Monday, October 20, 2014

Israel is going to supply Egypt with natural gas.


The pipeline that used to supply Egyptian gas to Israel and Jordan has been sabotaged at least 20 times. (Photo EPA)

An Israeli firm will supply Egypt with natural gas, more than two years after sabotage halted the flow of Egyptian gas to Israel. On Sunday the Israeli owners of the Tamar offshore gas field informed the Tel Aviv stock exchange they had struck a deal to export natural gas to the Egyptian firm Dolphinus Holdings.
A statement said Tamar was in "exclusive negotiations" with Dolphinus Holdings to provide it with up to 2.5 billion cubic meters (bcm) over a seven-year span.Experts estimate the deal to be worth over $4 billion (3.13 billion euros).
Dolphinus Holdings "represents a consortium of large non-governmental industrial and commercial Egyptian gas customers," according to Tamar.

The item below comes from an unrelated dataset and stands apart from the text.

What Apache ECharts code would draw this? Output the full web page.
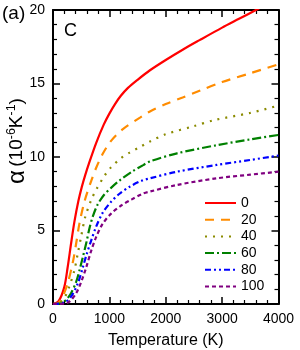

Tamar holds 250 bcm of natural gas, and lies 80 kilometers west of the port city of Haifa.
The natural gas would be transported to Egypt through the same East Mediterranean Gas pipeline used by Cairo to export gas to Occupied Palestine and Jordan before it was attacked and crippled the saboteurs.
For more than a decade Israel relied on Egypt for roughly 40 percent of its gas needs in line with an export accord signed in 2005 by the two countries which are bound by a peace treaty. But in April 2012 Egypt annulled the contract, saying Israel had not met the financial obligations of the agreement, in a decision that came amid a spate of bomb attacks that targeted the pipeline used to transport natural gas to Israel and Jordan.
US giant Noble Energy owns 36 percent of Tamar, with four other Israeli partners holding smaller shares. Tamar's discovery, along with the twice-as-large Leviathan gas field, shifted Israel from costly and unreliable imports to a growing self-sufficiency and the potential to become an energy exporter.
Last month, Noble and its partners signed a letter of intent to supply Jordan's National Electric Power Company Ltd with 487 bcm of natural gas from Leviathan over 15 years.